D Tree

题目描述

There is a skyscraping tree standing on the playground of Nanjing University of Science and Technology. On each branch of the tree is an integer (The tree can be treated as a connected graph with $N$ vertices, while each branch can be treated as a vertex). Today the students under the tree are considering a problem: Can we find such a chain on the tree so that the multiplication of all integers on the chain (mod $10^6 + 3$) equals to $K$?

Can you help them in solving this problem?

题意概述

给定一棵有$N$个节点的树，其中第$i$个节点的权值为$v_i$。求一个字典序最小的点对使得这两点之间路径上的点权之积模$10^6+3$等于$K$。

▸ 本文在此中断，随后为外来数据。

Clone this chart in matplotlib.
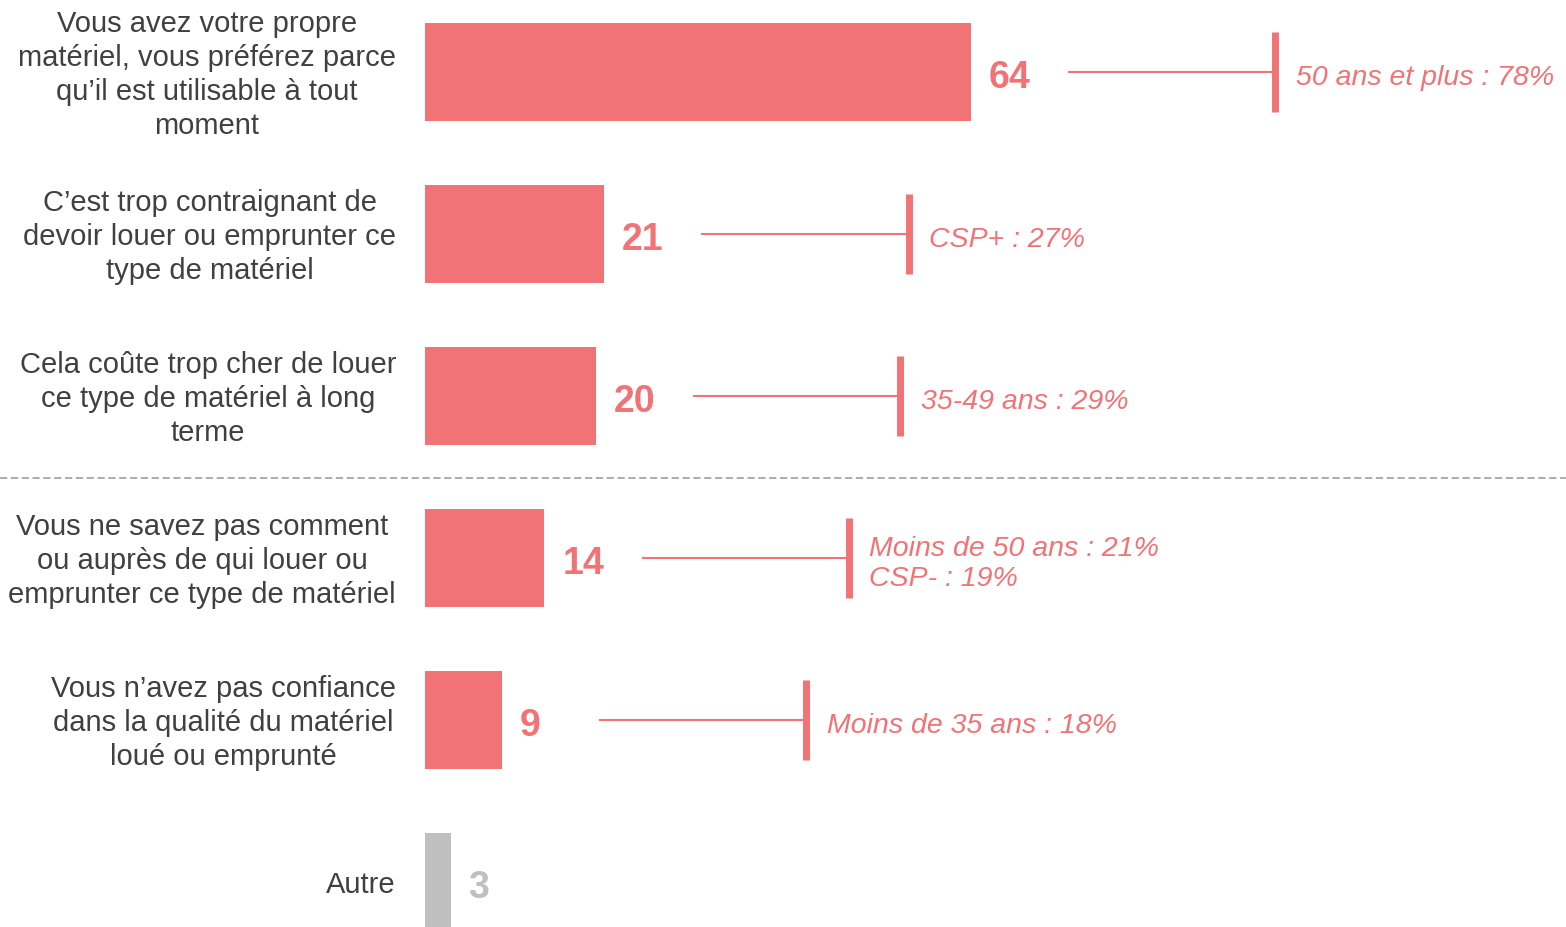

数据范围：$1 \le N \le 10^5, \ 0 \le K \lt 10^6+3, \ 1 \le v_i \lt 10^6+3$。

算法分析

点分治。设当前枚举到的节点为$x$，其第$i$棵子树的根节点为$x_i$。用 map 储存下$x$前$i$棵子树中的节点到$x$儿子的可能的乘积。在计算第$(i+1)$棵子树时，设当前计算的节点到$x_{i+1}$的乘积为$p$，若 map 中存在$q$满足$p \times q \times x \equiv K \pmod {10^6+3}$，即$q \equiv K \times p^{-1} \times x^{-1} \pmod {10^6+3}$，则将这两个节点与当前答案比较，取较优解。

代码

#include <cstdio>
#include <map>
#include <algorithm>
#include <cstring>
#define MOD 1000003
using namespace std;
struct edge {
    int v, nxt;
} e[200001];
long long n, k, x, y, root, nume, tot, inv[MOD], h[100001], v[100001], size[100001], f[100001], val[100001];
bool vis[100001];
map<long long, int> id;
void add_edge(int u, int v) {
    e[++nume].v = v, e[nume].nxt = h[u], h[u] = nume;
    e[++nume].v = u, e[nume].nxt = h[v], h[v] = nume;
}
void get_root(int t, int fa) {
    size[t] = 1, f[t] = 0;
    for (int i = h[t]; i; i = e[i].nxt) {
        if (!vis[e[i].v] && e[i].v != fa) {
            get_root(e[i].v, t);
            size[t] += size[e[i].v];
            f[t] = max(f[t], size[e[i].v]);
        }
    }
    f[t] = max(f[t], tot - size[t]);
    if (f[t] < f[root]) root = t;
}
void update(int a, int b) {
    if (a > b) swap(a, b);
    if (a < x) x = a, y = b;
    else if (a == x && b < y) y = b;
}
void get_dist(int t, int fa, int flag) {
    if (!flag) {
        if (!id.count(val[t])) id[val[t]] = t;
        else id[val[t]] = min(id[val[t]], t);
    } else {
        if (val[t] * val[root] % MOD == k) {
            if (t <= x || root <= x) update(t, root);
        }
        long long inverse = k * inv[val[t]] % MOD * inv[val[root]] % MOD;
        if (id.count(inverse)) {
            if (id[inverse] <= x || t <= x) update(id[inverse], t);
        }
    }
    for (int i = h[t]; i; i = e[i].nxt) {
        if (!vis[e[i].v] && e[i].v != fa) {
            if (flag) val[e[i].v] = val[t] * v[e[i].v] % MOD;
            get_dist(e[i].v, t, flag);
        }
    }
}
void solve(int t) {
    vis[t] = true, val[t] = v[t], id.clear();
    for (int i = h[t]; i; i = e[i].nxt) {
        if (!vis[e[i].v]) {
            val[e[i].v] = v[e[i].v];
            get_dist(e[i].v, t, 1);
            get_dist(e[i].v, t, 0);
        }
    }
    for (int i = h[t]; i; i = e[i].nxt) {
        if (!vis[e[i].v]) {
            root = 0, tot = size[e[i].v];
            get_root(e[i].v, t);
            solve(root);
        }
    }
}
int main()
{
    inv[1] = 1;
    for (int i = 2; i < MOD; ++i) {
        inv[i] = inv[MOD % i] * (MOD - MOD / i) % MOD;
    }
    while (scanf("%lld%lld", &n, &k) != -1) {
        x = y = 1e9, nume = 0;
        memset(vis, 0, sizeof(vis));
        memset(h, 0, sizeof(h));
        for (int i = 1; i <= n; ++i) scanf("%lld", &v[i]);
        for (int i = 1; i < n; ++i) {
            int u, v;
            scanf("%d%d", &u, &v);
            add_edge(u, v);
        }
        tot = f[0] = n, root = 0;
        get_root(1, 0);
        solve(root);
        if (y <= n) printf("%lld %lld\n", x, y);
        else printf("No solution\n");
    }
    return 0;
}